The declining real value of the minimum wage has significantly contributed to the enormous growth in U.S. income inequality. The gap between the minimum and average wages of typical American workers used to be much smaller than it is today. From the mid-sixties to the early 1980s, minimum-wage workers earned a wage that was equal to about half that of the typical American worker. Today’s minimum wage is equal to only about 36% of that worker (of course, much could be said about the inadequate “typical” wage today). But raising the minimum-wage to $10.10 by 2016 would return the minimum-wage to roughly 50% of the average production worker wage.

Increasing the minimum wage would boost wages for millions of working women and help close the wage gap. The EPI estimates that if the minimum wage were gradually increased to $10.10 per hour, almost 28 million workers would get a raise, including over 1 million workers earning slightly more than the minimum wage due to what economists call the “spillover effects.” The Center for American Progress concludes that about 55% of those directly affected and nearly 50% of those indirectly affected by the increase would be women. Similarly, women of color would be affected by the increase: 16% of affected female workers are African American, while 19% are Latina (www.americanprogressaction.org/women-are-the-biggest-losers…)

Since women are the majority of minimum-wage workers, raising the minimum-wage would help close the wage gap. The typical woman earns 77 cents for every dollar the typical man does; African-American women working full-time year round made only 64 cents; and Hispanic women only 54 cents for every dollar paid to their white, non-Hispanic male counterparts. The fact that all women are more likely to be minimum-wage earners than men contributes to that disparity.

Raising the minimum-wage would also strengthen the American economy. Increasing the wages paid to low-wage workers results in lower turnover, boosts worker efforts, and encourages employers to invest in their workers. Most minimum-wage workers need this income to make ends meet and tend to spend it quickly, boosting the economy. Research indicates that for every $1 added to the minimum-wage, low-wage worker households spent an additional $2800 the following year, thus increasing spending nationwide by about $48 billion, even benefiting the GDP (Federal Reserve Bank of Chicago study entitled “The Spending and Debt Responses to Minimum-wage Increases”).

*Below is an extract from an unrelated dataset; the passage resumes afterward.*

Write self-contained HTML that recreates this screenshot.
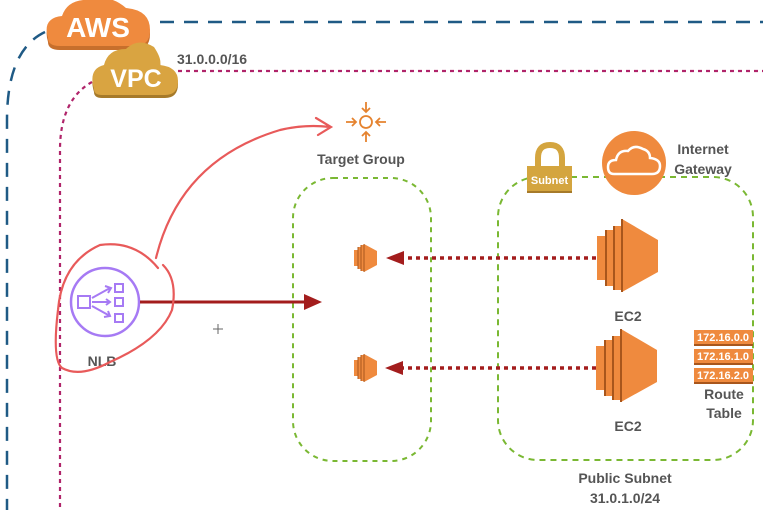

The federal minimum cash wage for employees in tipped occupations is $2.13 per hour, unchanged in over 20 years and less than one-third of the minimum-wage. Restaurant servers, the largest group of tipped employees, experience poverty at nearly three times the rate of the workforce as a whole — and about 70% of servers are women, according to the National Women’s Law Center. Because of the numbers of women involved, it’s worth examining the restaurant industry as a prime example of gender inequity. A recent study by the Restaurant Opportunities Centers United revealed:

  • 66% of tipped workers are women who receive a pittance for a wage and often receive less than their share of tips
  • Restaurant occupations are among the lowest paid in the U.S. and employ a majority of women who are paid below the poverty level
  • Servers — of whom 71% are women — are almost three times more likely to be paid below the poverty level than the general workforce and nearly twice as likely to need food stamps as the general population
  • Women are more often kept among the lower paid positions than in most industries; for example, women are hired for only 19% of chef positions, one of the highest paid in the restaurant business
  • Women also are confined to the lower-paying segments of the industry, such as quick serve and family-style rather than the highest paying fine dining segment
  • Women restaurant servers who are full-time are paid just 68% of what male servers are paid, even though they are considered in the same category of servers

The restaurant business is only one example of an industry where minimum wages and low-paid women predominate, where women receive unequal treatment and where poverty wages are the norm. One could just as easily have chosen the hotel industry, the healthcare industry or many others.

Raising the minimum-wage would allow almost 2.8 million women see their incomes rise above the poverty line. This one move alone wouldn’t solve all of the inequities women face in the labor market, but it would be a step in the right direction.